Prompt :: Go through the data below line by line and count those containing the word "this". Reply with the count only.

Records to process ::
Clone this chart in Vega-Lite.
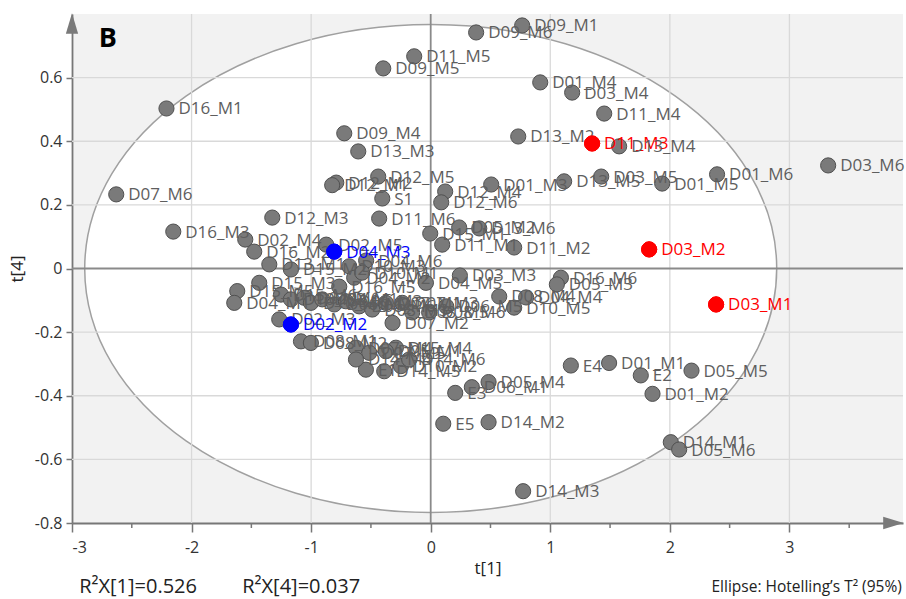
{
"$schema": "https://vega.github.io/schema/vega-lite/v6.json",
"width": 831, "height": 509,
"autosize": {"type": "none"},
"padding": {"left": 72, "top": 14, "right": 3, "bottom": 76},
"background": "#ffffff",
"config": {"view": {"stroke": null, "fill": "#f2f2f2"}, "font": "Open Sans"},
"datasets": {
"pts": [
{"id":"D16_M1","x":-2.21,"y":0.503,"set":"A"},
{"id":"D09_M6","x":0.38,"y":0.742,"set":"A"},
{"id":"D09_M1","x":0.765,"y":0.764,"set":"A"},
{"id":"D11_M5","x":-0.138,"y":0.667,"set":"A"},
{"id":"D09_M5","x":-0.397,"y":0.629,"set":"A"},
{"id":"D01_M4","x":0.916,"y":0.585,"set":"A"},
{"id":"D03_M4","x":1.183,"y":0.553,"set":"A"},
{"id":"D11_M4","x":1.451,"y":0.487,"set":"A"},
{"id":"D09_M4","x":-0.723,"y":0.425,"set":"A"},
{"id":"D13_M3","x":-0.606,"y":0.368,"set":"A"},
{"id":"D13_M2","x":0.732,"y":0.415,"set":"A"},
{"id":"D11_M3","x":1.35,"y":0.393,"set":"B"},
{"id":"D13_M4","x":1.576,"y":0.384,"set":"A"},
{"id":"D03_M6","x":3.324,"y":0.324,"set":"A"},
{"id":"D01_M6","x":2.395,"y":0.296,"set":"A"},
{"id":"D03_M5","x":1.426,"y":0.289,"set":"A"},
{"id":"D13_M5","x":1.116,"y":0.274,"set":"A"},
{"id":"D01_M5","x":1.936,"y":0.267,"set":"A"},
{"id":"D01_M3","x":0.506,"y":0.264,"set":"A"},
{"id":"D12_M4","x":0.121,"y":0.242,"set":"A"},
{"id":"D12_M6","x":0.088,"y":0.208,"set":"A"},
{"id":"S1","x":-0.405,"y":0.22,"set":"A"},
{"id":"D11_M6","x":-0.431,"y":0.157,"set":"A"},
{"id":"D12_M5","x":-0.439,"y":0.289,"set":"A"},
{"id":"D12_M2","x":-0.79,"y":0.27,"set":"A"},
{"id":"D12_M1","x":-0.824,"y":0.262,"set":"A"},
{"id":"D07_M6","x":-2.63,"y":0.233,"set":"A"},
{"id":"D16_M3","x":-2.153,"y":0.116,"set":"A"},
{"id":"D12_M3","x":-1.325,"y":0.16,"set":"A"},
{"id":"D02_M4","x":-1.551,"y":0.091,"set":"A"},
{"id":"D16_M2","x":-1.476,"y":0.053,"set":"A"},
{"id":"D02_M5","x":-0.874,"y":0.075,"set":"A"},
{"id":"D04_M3","x":-0.807,"y":0.053,"set":"C"},
{"id":"D15_M1","x":-0.004,"y":0.11,"set":"A"},
{"id":"D11_M1","x":0.096,"y":0.075,"set":"A"},
{"id":"D05_M2","x":0.238,"y":0.129,"set":"A"},
{"id":"D13_M6","x":0.406,"y":0.126,"set":"A"},
{"id":"D11_M2","x":0.698,"y":0.066,"set":"A"},
{"id":"D03_M2","x":1.827,"y":0.06,"set":"B"},
{"id":"D03_M1","x":2.387,"y":-0.113,"set":"B"},
{"id":"D16_M6","x":1.089,"y":-0.029,"set":"A"},
{"id":"D05_M3","x":1.055,"y":-0.05,"set":"A"},
{"id":"D08_M4","x":0.573,"y":-0.088,"set":"A"},
{"id":"D04_M4","x":0.798,"y":-0.091,"set":"A"},
{"id":"D10_M5","x":0.698,"y":-0.123,"set":"A"},
{"id":"D04_M5","x":-0.04,"y":-0.045,"set":"A"},
{"id":"D03_M3","x":0.244,"y":-0.022,"set":"A"},
{"id":"D04_M6","x":-0.54,"y":0.025,"set":"A"},
{"id":"D10_M3","x":-0.681,"y":0.007,"set":"A"},
{"id":"D04_M2","x":-0.64,"y":-0.029,"set":"A"},
{"id":"D10_M1","x":-0.573,"y":-0.013,"set":"A"},
{"id":"D16_M5","x":-0.765,"y":-0.057,"set":"A"},
{"id":"D06_M5","x":0.13,"y":-0.119,"set":"A"},
{"id":"D08_M6","x":-0.013,"y":-0.138,"set":"A"},
{"id":"D08_M5","x":-0.155,"y":-0.138,"set":"A"},
{"id":"D07_M2","x":-0.319,"y":-0.171,"set":"A"},
{"id":"E4","x":1.172,"y":-0.305,"set":"A"},
{"id":"D01_M1","x":1.492,"y":-0.297,"set":"A"},
{"id":"E2","x":1.757,"y":-0.336,"set":"A"},
{"id":"D05_M5","x":2.181,"y":-0.321,"set":"A"},
{"id":"D01_M2","x":1.855,"y":-0.394,"set":"A"},
{"id":"D14_M1","x":2.008,"y":-0.546,"set":"A"},
{"id":"D05_M6","x":2.078,"y":-0.569,"set":"A"},
{"id":"D14_M3","x":0.773,"y":-0.7,"set":"A"},
{"id":"E5","x":0.105,"y":-0.488,"set":"A"},
{"id":"D14_M2","x":0.484,"y":-0.483,"set":"A"},
{"id":"D05_M4","x":0.484,"y":-0.357,"set":"A"},
{"id":"D06_M1","x":0.344,"y":-0.373,"set":"A"},
{"id":"E3","x":0.205,"y":-0.391,"set":"A"},
{"id":"D14_M5","x":-0.389,"y":-0.323,"set":"A"},
{"id":"E1","x":-0.542,"y":-0.318,"set":"A"},
{"id":"D10_M2","x":-0.249,"y":-0.307,"set":"A"},
{"id":"D14_M6","x":-0.18,"y":-0.286,"set":"A"},
{"id":"D15_M4","x":-0.291,"y":-0.249,"set":"A"},
{"id":"D13_M1","x":-1.35,"y":0.013,"set":"A"},
{"id":"D15_M2","x":-1.169,"y":-0.003,"set":"A"},
{"id":"D15_M3","x":-1.434,"y":-0.045,"set":"A"},
{"id":"D15_M5","x":-1.618,"y":-0.071,"set":"A"},
{"id":"D04_M1","x":-1.643,"y":-0.108,"set":"A"},
{"id":"D15_M6","x":-1.252,"y":-0.082,"set":"A"},
{"id":"D10_M4","x":-1.169,"y":-0.097,"set":"A"},
{"id":"D02_M6","x":-1.058,"y":-0.092,"set":"A"},
{"id":"D10_M6","x":-1.002,"y":-0.108,"set":"A"},
{"id":"D02_M1","x":-0.907,"y":-0.097,"set":"A"},
{"id":"D06_M2","x":-0.807,"y":-0.113,"set":"A"},
{"id":"D06_M3","x":-0.709,"y":-0.103,"set":"A"},
{"id":"D06_M6","x":-0.598,"y":-0.119,"set":"A"},
{"id":"D08_M3","x":-0.489,"y":-0.129,"set":"A"},
{"id":"D07_M1","x":-0.375,"y":-0.108,"set":"A"},
{"id":"D07_M3","x":-0.238,"y":-0.108,"set":"A"},
{"id":"D02_M3","x":-1.267,"y":-0.16,"set":"A"},
{"id":"D02_M2","x":-1.169,"y":-0.176,"set":"C"},
{"id":"D08_M1","x":-1.085,"y":-0.229,"set":"A"},
{"id":"D08_M2","x":-1.002,"y":-0.234,"set":"A"},
{"id":"D07_M4","x":-0.625,"y":-0.249,"set":"A"},
{"id":"D07_M5","x":-0.514,"y":-0.265,"set":"A"},
{"id":"D05_M1","x":-0.375,"y":-0.26,"set":"A"},
{"id":"D14_M4","x":-0.625,"y":-0.286,"set":"A"}
],
"gx": [{"x":-2},{"x":-1},{"x":1},{"x":2},{"x":3}],
"gy": [{"y":-0.6},{"y":-0.4},{"y":-0.2},{"y":0.2},{"y":0.4},{"y":0.6}],
"zx": [{"x":0}],
"zy": [{"y":0}],
"mx": [{"x":-2.5},{"x":-1.5},{"x":-0.5},{"x":0.5},{"x":1.5},{"x":2.5},{"x":3.5}]
},
"layer": [
{"data": {"name": "pts"},
 "mark": {"type": "circle", "size": 0, "opacity": 0},
 "encoding": {
  "x": {"field": "x", "type": "quantitative", "scale": {"domain": [-3, 3.95], "nice": false, "zero": false},
   "axis": {"title": "t[1]", "values": [-3,-2,-1,0,1,2,3], "labelExpr": "datum.value < 0 ? '-' + (-datum.value) : '' + datum.value", "labelOverlap": false, "grid": false, "domainColor": "#777777", "domainWidth": 1.8, "tickColor": "#777777", "tickWidth": 1.5, "tickSize": 9, "labelFontSize": 16, "labelColor": "#333333", "labelPadding": 7, "titleFontSize": 17, "titleFontWeight": "normal", "titleColor": "#222222", "titlePadding": 5}},
  "y": {"field": "y", "type": "quantitative", "scale": {"domain": [-0.8, 0.8], "nice": false, "zero": false},
   "axis": {"title": "t[4]", "values": [-0.8,-0.7,-0.6,-0.5,-0.4,-0.3,-0.2,-0.1,0,0.1,0.2,0.3,0.4,0.5,0.6,0.7], "labelExpr": "abs(round(datum.value*10)) % 2 == 0 ? (datum.value < 0 ? '-' + format(-datum.value, '.1~f') : format(datum.value, '.1~f')) : ''", "labelOverlap": false, "grid": false, "domainColor": "#777777", "domainWidth": 1.8, "tickColor": "#777777", "tickWidth": 1.5, "tickSize": 6, "labelFontSize": 16, "labelColor": "#333333", "labelPadding": 4, "titleFontSize": 17, "titleFontWeight": "normal", "titleColor": "#222222", "titlePadding": 8}}
 }},
{"data": {"values": [{}]},
 "mark": {"type": "point", "shape": "M-1,0A1,0.705,0,1,1,1,0A1,0.705,0,1,1,-1,0Z", "filled": true, "fill": "#ffffff", "stroke": "#a0a0a0", "strokeWidth": 1.5, "size": 478864, "opacity": 1},
 "encoding": {"x": {"datum": 0, "type": "quantitative"}, "y": {"datum": 0, "type": "quantitative"}}},
{"data": {"name": "gx"}, "mark": {"type": "rule", "color": "#d9d9d9", "strokeWidth": 1.3},
 "encoding": {"x": {"field": "x", "type": "quantitative"}}},
{"data": {"name": "gy"}, "mark": {"type": "rule", "color": "#d9d9d9", "strokeWidth": 1.3},
 "encoding": {"y": {"field": "y", "type": "quantitative"}}},
{"data": {"name": "zx"}, "mark": {"type": "rule", "color": "#8a8a8a", "strokeWidth": 1.8},
 "encoding": {"x": {"field": "x", "type": "quantitative"}}},
{"data": {"name": "zy"}, "mark": {"type": "rule", "color": "#8a8a8a", "strokeWidth": 1.8},
 "encoding": {"y": {"field": "y", "type": "quantitative"}}},
{"data": {"name": "mx"}, "mark": {"type": "tick", "orient": "vertical", "size": 5, "thickness": 1.5, "color": "#777777", "yOffset": 2.5, "opacity": 1},
 "encoding": {"x": {"field": "x", "type": "quantitative"}, "y": {"datum": -0.8, "type": "quantitative"}}},
{"data": {"name": "pts"},
 "mark": {"type": "circle", "size": 230, "opacity": 1, "strokeWidth": 1},
 "encoding": {
  "x": {"field": "x", "type": "quantitative"},
  "y": {"field": "y", "type": "quantitative"},
  "fill": {"field": "set", "type": "nominal", "scale": {"domain": ["A","B","C"], "range": ["#7a7a7a","#ff0000","#0000ff"]}, "legend": null},
  "stroke": {"field": "set", "type": "nominal", "scale": {"domain": ["A","B","C"], "range": ["#505050","#ff0000","#0000ff"]}, "legend": null}
 }},
{"data": {"name": "pts"},
 "mark": {"type": "text", "align": "left", "baseline": "middle", "dx": 12, "dy": 1, "fontSize": 17},
 "encoding": {
  "x": {"field": "x", "type": "quantitative"},
  "y": {"field": "y", "type": "quantitative"},
  "text": {"field": "id"},
  "color": {"field": "set", "type": "nominal", "scale": {"domain": ["A","B","C"], "range": ["#5e5e5e","#ff0000","#0000ff"]}, "legend": null}
 }},
{"data": {"name": "pts"}, "transform": [{"filter": "datum.set != 'A'"}],
 "mark": {"type": "circle", "size": 230, "opacity": 1, "strokeWidth": 1},
 "encoding": {
  "x": {"field": "x", "type": "quantitative"},
  "y": {"field": "y", "type": "quantitative"},
  "fill": {"field": "set", "type": "nominal", "legend": null},
  "stroke": {"field": "set", "type": "nominal", "legend": null}
 }},
{"data": {"values": [{}]},
 "mark": {"type": "point", "shape": "M-0.6,1L0,-1L0.6,1Z", "filled": true, "fill": "#7a7a7a", "size": 420, "opacity": 1},
 "encoding": {"x": {"datum": -3, "type": "quantitative"}, "y": {"datum": 0.77, "type": "quantitative"}}},
{"data": {"values": [{}]},
 "mark": {"type": "point", "shape": "M-1,-0.6L1,0L-1,0.6Z", "filled": true, "fill": "#7a7a7a", "size": 420, "opacity": 1},
 "encoding": {"x": {"datum": 3.87, "type": "quantitative"}, "y": {"datum": -0.8, "type": "quantitative"}}},
{"data": {"values": [{}]},
 "mark": {"type": "text", "text": "B", "fontSize": 27, "fontWeight": "bold", "align": "center", "baseline": "middle", "color": "#000000"},
 "encoding": {"x": {"datum": -2.7, "type": "quantitative"}, "y": {"datum": 0.72, "type": "quantitative"}}},
{"data": {"values": [{}]},
 "mark": {"type": "text", "text": "R²X[1]=0.526", "fontSize": 20, "align": "left", "baseline": "middle", "color": "#222222"},
 "encoding": {"x": {"datum": -2.94, "type": "quantitative"}, "y": {"datum": -1.0, "type": "quantitative"}}},
{"data": {"values": [{}]},
 "mark": {"type": "text", "text": "R²X[4]=0.037", "fontSize": 20, "align": "left", "baseline": "middle", "color": "#222222"},
 "encoding": {"x": {"datum": -1.576, "type": "quantitative"}, "y": {"datum": -1.0, "type": "quantitative"}}},
{"data": {"values": [{}]},
 "mark": {"type": "text", "text": "Ellipse: Hotelling’s T² (95%)", "fontSize": 15.5, "align": "right", "baseline": "middle", "color": "#222222"},
 "encoding": {"x": {"datum": 3.94, "type": "quantitative"}, "y": {"datum": -1.0, "type": "quantitative"}}}
]
}
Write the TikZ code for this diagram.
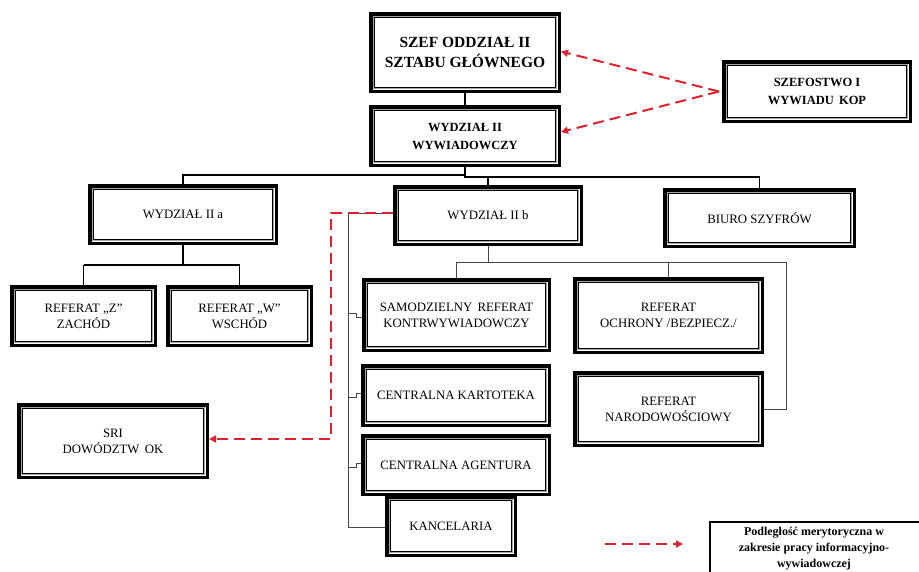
\documentclass[tikz,border=0pt]{standalone}
\usepackage{fontspec}
\setmainfont{Liberation Serif}
\usetikzlibrary{arrows.meta}
\definecolor{redline}{RGB}{222,34,44}
\definecolor{connline}{RGB}{70,70,70}
\tikzset{
  box/.style={draw=black, line width=3.5pt, fill=white, align=center, inner sep=0pt,
    font=\fontsize{12.8}{16}\selectfont,
    path picture={
      \draw[black!35, line width=1.6pt]
        ([shift={(2.6pt,2.6pt)}]path picture bounding box.south west) rectangle
        ([shift={(-2.6pt,-2.6pt)}]path picture bounding box.north east);
      \draw[black, line width=0.8pt]
        ([shift={(3.9pt,3.9pt)}]path picture bounding box.south west) rectangle
        ([shift={(-3.9pt,-3.9pt)}]path picture bounding box.north east);
    }},
  conn/.style={draw=black, line width=1.3pt},
  thinconn/.style={draw=connline, line width=1pt},
  redarrow/.style={draw=redline, line width=2pt, dash pattern=on 11pt off 6pt,
    -{Triangle[length=7pt,width=7pt]}},
  legendbox/.style={draw=black, line width=2.2pt, fill=white, inner sep=0pt},
  legendtext/.style={align=center, inner sep=0pt, font=\bfseries\fontsize{12}{16}\selectfont},
}
\newcommand\orgbox[7][]{%
  \node[box,#1, minimum width={#5-#3-3.5}, minimum height={#6-#4-3.5}]
    (#2) at ({(#3+#5)/2},{(#4+#6)/2}) {#7};}
\begin{document}
\begin{tikzpicture}[x=1pt,y=-1pt]
\useasboundingbox (0,0) rectangle (919,571);
% boxes
\orgbox[font=\bfseries\fontsize{15.5}{20}\selectfont]{szef}{369}{12}{561}{93}{SZEF ODDZIAŁ II\\SZTABU GŁÓWNEGO}
\orgbox[font=\bfseries\fontsize{12.5}{18}\selectfont]{wyd}{369}{105}{561}{167}{WYDZIAŁ II\\WYWIADOWCZY}
\orgbox[font=\bfseries\fontsize{12.5}{18}\selectfont]{kop}{722}{60}{912}{123}{SZEFOSTWO I\\WYWIADU\, KOP}
\orgbox{iia}{88}{184}{278}{245}{WYDZIAŁ II a}
\orgbox{iib}{393}{185}{583}{246}{WYDZIAŁ II b}
\orgbox{biuro}{663}{188}{856}{248}{BIURO SZYFRÓW}
\orgbox{refz}{10}{285}{157}{347}{REFERAT „Z”\\ZACHÓD}
\orgbox{refw}{166}{285}{313}{347}{REFERAT „W”\\WSCHÓD}
\orgbox{samo}{362}{278}{551}{352}{SAMODZIELNY\, REFERAT\\KONTRWYWIADOWCZY}
\orgbox{ochr}{573}{277}{764}{354}{REFERAT\\OCHRONY /BEZPIECZ./}
\orgbox{kart}{361}{364}{551}{427}{CENTRALNA KARTOTEKA}
\orgbox{naro}{573}{371}{764}{447}{REFERAT\\NARODOWOŚCIOWY}
\orgbox{sri}{17}{403}{209}{479}{SRI\\DOWÓDZTW\, OK}
\orgbox{agen}{361}{434}{551}{496}{CENTRALNA AGENTURA}
\orgbox{kanc}{385}{495}{517}{557}{KANCELARIA}
% top-level connectors
\draw[conn] (szef.south) -- (wyd.north);
\draw[conn] (wyd.south) -- (465,175) -- (iia.north |- 0,175) -- (iia.north);
\draw[conn] (wyd.south) -- (465,177) -- (iib.north |- 0,177) -- (iib.north);
\draw[conn] (iib.north |- 0,177) -- (biuro.north |- 0,177) -- (biuro.north);
% Wydzial IIa children
\draw[conn] (iia.south) -- (iia.south |- 0,265);
\draw[conn] (refz.north |- 0,265) -- (refw.north |- 0,265);
\draw[conn] (refz.north |- 0,265) -- (refz.north);
\draw[conn] (refw.north |- 0,265) -- (refw.north);
% Wydzial IIb children
\draw[thinconn] (iib.south) -- (iib.south |- 0,262);
\draw[thinconn] (samo.north |- 0,262) -- (786,262) -- (786,409) -- (naro.east |- 0,409);
\draw[thinconn] (samo.north |- 0,262) -- (samo.north);
\draw[thinconn] (ochr.north |- 0,262) -- (ochr.north);
\draw[thinconn] (iib.west |- 0,213) -- (348,213) -- (348,527) -- (kanc.west |- 0,527);
\draw[thinconn] (348,313) -- (356,313) -- (356,317) -- (samo.west |- 0,317);
\draw[thinconn] (348,397) -- (356,397) -- (356,393) -- (kart.west |- 0,393);
\draw[thinconn] (348,467) -- (356,467) -- (356,463) -- (agen.west |- 0,463);
% red dashed links
\coordinate (kopmeet) at ([xshift=-3pt]kop.west);
\draw[redarrow] (kopmeet) -- ([yshift=1pt]szef.east);
\draw[redarrow] (kopmeet) -- ([yshift=4pt]wyd.east);
\draw[redarrow] (iib.west |- 0,213) -- (331,213) -- (331,439) -- (sri.east |- 0,439);
% legend
\coordinate (legA) at (605,544);
\coordinate (legB) at (683,544);
\draw[redarrow] (legA) -- (legB);
\node[legendbox, anchor=north west, minimum width=230, minimum height=70] (legbox) at (709,521) {};
\node[legendtext] (legtext) at (814,549) {Podległość merytoryczna w\\zakresie pracy informacyjno-\\wywiadowczej};
\end{tikzpicture}
\end{document}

Task result :: 2